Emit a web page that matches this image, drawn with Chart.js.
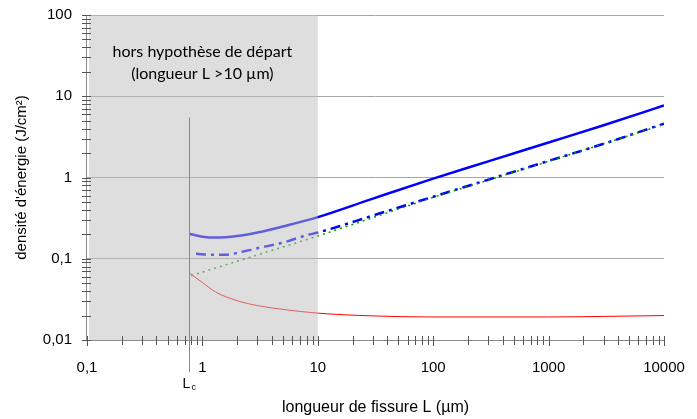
<!DOCTYPE html>
<html>
<head>
<meta charset="utf-8">
<script src="https://cdn.jsdelivr.net/npm/chart.js@4"></script>
<style>
  html, body { margin: 0; padding: 0; background: #fff; }
  #wrap { width: 697px; height: 419px; }
</style>
</head>
<body>
<div id="wrap"><canvas id="c"></canvas></div>
<script>
// Data (log-log)
const yTicks = [0.01, 0.1, 1, 10, 100];
const xTicks = [0.1, 1, 10, 100, 1000, 10000];

const solidX = [0.77, 1, 1.3, 2, 3, 5, 10, 30, 100, 300, 1000, 3000, 10000];
const solidY = [0.203, 0.187, 0.182, 0.19, 0.21, 0.25, 0.325, 0.55, 0.97, 1.58, 2.7, 4.4, 7.7];

const dashX = [0.88, 1.2, 1.6, 2, 3, 5, 8, 10, 30, 100, 300, 1000, 3000, 10000];
const dashY = [0.115, 0.112, 0.112, 0.118, 0.135, 0.158, 0.195, 0.21, 0.34, 0.58, 0.94, 1.6, 2.6, 4.6];

const greenX = [0.8, 10, 100, 1000, 10000];
const greenY = [0.062, 0.19, 0.57, 1.58, 4.5];

const redX = [0.78, 1, 1.3, 2, 3, 5, 10, 30, 100, 1000, 3000, 10000];
const redY = [0.066, 0.051, 0.039, 0.0305, 0.0265, 0.0238, 0.0214, 0.0198, 0.0192, 0.0192, 0.0195, 0.02];

const Lc = 0.77;
const shadeFrom = 0.1, shadeTo = 10;

function pts(xs, ys) {
    return xs.map((x, i) => ({ x: x, y: ys[i] }));
}

function fmt(v) {
    return String(v).replace('.', ',');
}

const decorations = {
    id: 'decorations',
    afterDatasetsDraw(chart) {
        const ctx = chart.ctx;
        const xs = chart.scales.x, ys = chart.scales.y;
        const area = chart.chartArea;
        ctx.save();

        // grey zone, semi transparent over the curves
        const x0 = xs.getPixelForValue(shadeFrom), x1 = xs.getPixelForValue(shadeTo);
        ctx.fillStyle = 'rgba(190,190,190,0.5)';
        ctx.fillRect(x0 + 2, area.top, x1 - x0 - 2, area.bottom - area.top);

        // Lc vertical line
        const lx = Math.round(xs.getPixelForValue(Lc)) + 0.5;
        ctx.strokeStyle = '#8a8a8a';
        ctx.lineWidth = 1;
        ctx.beginPath();
        ctx.moveTo(lx, ys.getPixelForValue(5.5));
        ctx.lineTo(lx, area.bottom + 32);
        ctx.stroke();

        // axes
        ctx.strokeStyle = '#8a8a8a';
        ctx.beginPath();
        ctx.moveTo(area.left, area.bottom + 0.5);
        ctx.lineTo(area.right, area.bottom + 0.5);
        ctx.moveTo(area.left - 0.5, area.top);
        ctx.lineTo(area.left - 0.5, area.bottom);
        ctx.stroke();

        ctx.strokeStyle = '#555';
        ctx.beginPath();
        // x ticks
        for (let d = 0.1; d < 5000; d *= 10) {
            for (let k = 1; k <= 9; k++) {
                const p = Math.round(xs.getPixelForValue(k * d)) + 0.5;
                ctx.moveTo(p, area.bottom - 4);
                ctx.lineTo(p, area.bottom + (k === 1 ? 6 : 5));
            }
        }
        const pe = Math.round(xs.getPixelForValue(10000)) + 0.5;
        ctx.moveTo(pe, area.bottom - 4);
        ctx.lineTo(pe, area.bottom + 6);
        // y ticks
        for (let d = 0.01; d < 50; d *= 10) {
            for (let k = 1; k <= 9; k++) {
                const p = Math.round(ys.getPixelForValue(k * d)) + 0.5;
                ctx.moveTo(area.left - 5, p);
                ctx.lineTo(area.left + 4, p);
            }
        }
        const pt = Math.round(ys.getPixelForValue(100)) + 0.5;
        ctx.moveTo(area.left - 5, pt);
        ctx.lineTo(area.left + 4, pt);
        ctx.stroke();

        // annotation in grey zone
        const cx = xs.getPixelForValue(1);
        ctx.fillStyle = '#000';
        ctx.textAlign = 'center';
        ctx.textBaseline = 'middle';
        ctx.font = '16px Lato';
        ctx.fillText('hors hypothèse de départ', cx, area.top + 37);
        ctx.fillText('(longueur L >10 µm)', cx, area.top + 59);

        // Lc label
        ctx.font = '14px "Liberation Sans"';
        ctx.textAlign = 'left';
        ctx.textBaseline = 'alphabetic';
        ctx.fillText('L', lx - 7, area.bottom + 48);
        ctx.font = '9px "Liberation Sans"';
        ctx.fillText('c', lx + 2, area.bottom + 50);

        ctx.restore();
    }
};

const ctx = document.getElementById('c');
new Chart(ctx, {
    type: 'scatter',
    data: {
        datasets: [{
            label: 'red',
            data: pts(redX, redY),
            showLine: true,
            borderColor: '#ff0000',
            borderWidth: 1,
            pointRadius: 0,
            cubicInterpolationMode: 'monotone'
        }, {
            label: 'green',
            data: pts(greenX, greenY),
            showLine: true,
            borderColor: '#009900',
            borderWidth: 1.5,
            borderDash: [2, 4],
            pointRadius: 0
        }, {
            label: 'dashdot',
            data: pts(dashX, dashY),
            showLine: true,
            borderColor: '#0000ff',
            borderWidth: 2.5,
            borderDash: [10, 5, 3, 5],
            pointRadius: 0,
            cubicInterpolationMode: 'monotone'
        }, {
            label: 'solid',
            data: pts(solidX, solidY),
            showLine: true,
            borderColor: '#0000ff',
            borderWidth: 2.5,
            pointRadius: 0,
            cubicInterpolationMode: 'monotone'
        }]
    },
    options: {
        responsive: true,
        maintainAspectRatio: false,
        animation: false,
        events: [],
        layout: { padding: { top: 15, right: 33, left: 0, bottom: 0 } },
        plugins: {
            legend: { display: false },
            tooltip: { enabled: false }
        },
        scales: {
            x: {
                type: 'logarithmic',
                min: 0.1,
                max: 10000,
                afterBuildTicks: s => { s.ticks = xTicks.map(v => ({ value: v })); },
                afterFit: s => {
                    s.height = 79;
                    s.paddingLeft = 0;
                    s.paddingRight = 0;
                },
                grid: { display: false, drawTicks: false },
                border: { display: false },
                ticks: {
                    color: '#000',
                    font: { family: 'Liberation Sans', size: 15 },
                    padding: 19,
                    maxRotation: 0,
                    autoSkip: false,
                    callback: v => fmt(v)
                },
                title: {
                    display: true,
                    text: 'longueur de fissure L (µm)',
                    color: '#000',
                    font: { family: 'Liberation Sans', size: 16 },
                    padding: { top: 0, bottom: 2 }
                }
            },
            y: {
                type: 'logarithmic',
                min: 0.01,
                max: 100,
                afterBuildTicks: s => { s.ticks = yTicks.map(v => ({ value: v })); },
                afterFit: s => {
                    s.width = 87;
                    s.paddingTop = 0;
                    s.paddingBottom = 0;
                },
                grid: { color: '#a6a6a6', drawTicks: false },
                border: { display: false },
                ticks: {
                    color: '#000',
                    font: { family: 'Liberation Sans', size: 15 },
                    padding: 15,
                    autoSkip: false,
                    callback: v => fmt(v)
                },
                title: {
                    display: true,
                    text: 'densité d\'énergie (J/cm²)',
                    color: '#000',
                    font: { family: 'Liberation Sans', size: 15 },
                    padding: { top: 13, bottom: 0 }
                }
            }
        }
    },
    plugins: [decorations]
});
</script>
</body>
</html>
════
Brief:
Output the data exactly. Pictures don't belong in the result.

Output of the exercise:
Emit a web page that matches this image, drawn with Chart.js.
<!DOCTYPE html>
<html>
<head>
<meta charset="utf-8">
<script src="https://cdn.jsdelivr.net/npm/chart.js@4"></script>
<style>
  html, body { margin: 0; padding: 0; background: #fff; }
  #wrap { width: 697px; height: 419px; }
</style>
</head>
<body>
<div id="wrap"><canvas id="c"></canvas></div>
<script>
// Data (log-log)
const yTicks = [0.01, 0.1, 1, 10, 100];
const xTicks = [0.1, 1, 10, 100, 1000, 10000];

const solidX = [0.77, 1, 1.3, 2, 3, 5, 10, 30, 100, 300, 1000, 3000, 10000];
const solidY = [0.203, 0.187, 0.182, 0.19, 0.21, 0.25, 0.325, 0.55, 0.97, 1.58, 2.7, 4.4, 7.7];

const dashX = [0.88, 1.2, 1.6, 2, 3, 5, 8, 10, 30, 100, 300, 1000, 3000, 10000];
const dashY = [0.115, 0.112, 0.112, 0.118, 0.135, 0.158, 0.195, 0.21, 0.34, 0.58, 0.94, 1.6, 2.6, 4.6];

const greenX = [0.8, 10, 100, 1000, 10000];
const greenY = [0.062, 0.19, 0.57, 1.58, 4.5];

const redX = [0.78, 1, 1.3, 2, 3, 5, 10, 30, 100, 1000, 3000, 10000];
const redY = [0.066, 0.051, 0.039, 0.0305, 0.0265, 0.0238, 0.0214, 0.0198, 0.0192, 0.0192, 0.0195, 0.02];

const Lc = 0.77;
const shadeFrom = 0.1, shadeTo = 10;

function pts(xs, ys) {
    return xs.map((x, i) => ({ x: x, y: ys[i] }));
}

function fmt(v) {
    return String(v).replace('.', ',');
}

const decorations = {
    id: 'decorations',
    afterDatasetsDraw(chart) {
        const ctx = chart.ctx;
        const xs = chart.scales.x, ys = chart.scales.y;
        const area = chart.chartArea;
        ctx.save();

        // grey zone, semi transparent over the curves
        const x0 = xs.getPixelForValue(shadeFrom), x1 = xs.getPixelForValue(shadeTo);
        ctx.fillStyle = 'rgba(190,190,190,0.5)';
        ctx.fillRect(x0 + 2, area.top, x1 - x0 - 2, area.bottom - area.top);

        // Lc vertical line
        const lx = Math.round(xs.getPixelForValue(Lc)) + 0.5;
        ctx.strokeStyle = '#8a8a8a';
        ctx.lineWidth = 1;
        ctx.beginPath();
        ctx.moveTo(lx, ys.getPixelForValue(5.5));
        ctx.lineTo(lx, area.bottom + 32);
        ctx.stroke();

        // axes
        ctx.strokeStyle = '#8a8a8a';
        ctx.beginPath();
        ctx.moveTo(area.left, area.bottom + 0.5);
        ctx.lineTo(area.right, area.bottom + 0.5);
        ctx.moveTo(area.left - 0.5, area.top);
        ctx.lineTo(area.left - 0.5, area.bottom);
        ctx.stroke();

        ctx.strokeStyle = '#555';
        ctx.beginPath();
        // x ticks
        for (let d = 0.1; d < 5000; d *= 10) {
            for (let k = 1; k <= 9; k++) {
                const p = Math.round(xs.getPixelForValue(k * d)) + 0.5;
                ctx.moveTo(p, area.bottom - 4);
                ctx.lineTo(p, area.bottom + (k === 1 ? 6 : 5));
            }
        }
        const pe = Math.round(xs.getPixelForValue(10000)) + 0.5;
        ctx.moveTo(pe, area.bottom - 4);
        ctx.lineTo(pe, area.bottom + 6);
        // y ticks
        for (let d = 0.01; d < 50; d *= 10) {
            for (let k = 1; k <= 9; k++) {
                const p = Math.round(ys.getPixelForValue(k * d)) + 0.5;
                ctx.moveTo(area.left - 5, p);
                ctx.lineTo(area.left + 4, p);
            }
        }
        const pt = Math.round(ys.getPixelForValue(100)) + 0.5;
        ctx.moveTo(area.left - 5, pt);
        ctx.lineTo(area.left + 4, pt);
        ctx.stroke();

        // annotation in grey zone
        const cx = xs.getPixelForValue(1);
        ctx.fillStyle = '#000';
        ctx.textAlign = 'center';
        ctx.textBaseline = 'middle';
        ctx.font = '16px Lato';
        ctx.fillText('hors hypothèse de départ', cx, area.top + 37);
        ctx.fillText('(longueur L >10 µm)', cx, area.top + 59);

        // Lc label
        ctx.font = '14px "Liberation Sans"';
        ctx.textAlign = 'left';
        ctx.textBaseline = 'alphabetic';
        ctx.fillText('L', lx - 7, area.bottom + 48);
        ctx.font = '9px "Liberation Sans"';
        ctx.fillText('c', lx + 2, area.bottom + 50);

        ctx.restore();
    }
};

const ctx = document.getElementById('c');
new Chart(ctx, {
    type: 'scatter',
    data: {
        datasets: [{
            label: 'red',
            data: pts(redX, redY),
            showLine: true,
            borderColor: '#ff0000',
            borderWidth: 1,
            pointRadius: 0,
            cubicInterpolationMode: 'monotone'
        }, {
            label: 'green',
            data: pts(greenX, greenY),
            showLine: true,
            borderColor: '#009900',
            borderWidth: 1.5,
            borderDash: [2, 4],
            pointRadius: 0
        }, {
            label: 'dashdot',
            data: pts(dashX, dashY),
            showLine: true,
            borderColor: '#0000ff',
            borderWidth: 2.5,
            borderDash: [10, 5, 3, 5],
            pointRadius: 0,
            cubicInterpolationMode: 'monotone'
        }, {
            label: 'solid',
            data: pts(solidX, solidY),
            showLine: true,
            borderColor: '#0000ff',
            borderWidth: 2.5,
            pointRadius: 0,
            cubicInterpolationMode: 'monotone'
        }]
    },
    options: {
        responsive: true,
        maintainAspectRatio: false,
        animation: false,
        events: [],
        layout: { padding: { top: 15, right: 33, left: 0, bottom: 0 } },
        plugins: {
            legend: { display: false },
            tooltip: { enabled: false }
        },
        scales: {
            x: {
                type: 'logarithmic',
                min: 0.1,
                max: 10000,
                afterBuildTicks: s => { s.ticks = xTicks.map(v => ({ value: v })); },
                afterFit: s => {
                    s.height = 79;
                    s.paddingLeft = 0;
                    s.paddingRight = 0;
                },
                grid: { display: false, drawTicks: false },
                border: { display: false },
                ticks: {
                    color: '#000',
                    font: { family: 'Liberation Sans', size: 15 },
                    padding: 19,
                    maxRotation: 0,
                    autoSkip: false,
                    callback: v => fmt(v)
                },
                title: {
                    display: true,
                    text: 'longueur de fissure L (µm)',
                    color: '#000',
                    font: { family: 'Liberation Sans', size: 16 },
                    padding: { top: 0, bottom: 2 }
                }
            },
            y: {
                type: 'logarithmic',
                min: 0.01,
                max: 100,
                afterBuildTicks: s => { s.ticks = yTicks.map(v => ({ value: v })); },
                afterFit: s => {
                    s.width = 87;
                    s.paddingTop = 0;
                    s.paddingBottom = 0;
                },
                grid: { color: '#a6a6a6', drawTicks: false },
                border: { display: false },
                ticks: {
                    color: '#000',
                    font: { family: 'Liberation Sans', size: 15 },
                    padding: 15,
                    autoSkip: false,
                    callback: v => fmt(v)
                },
                title: {
                    display: true,
                    text: 'densité d\'énergie (J/cm²)',
                    color: '#000',
                    font: { family: 'Liberation Sans', size: 15 },
                    padding: { top: 13, bottom: 0 }
                }
            }
        }
    },
    plugins: [decorations]
});
</script>
</body>
</html>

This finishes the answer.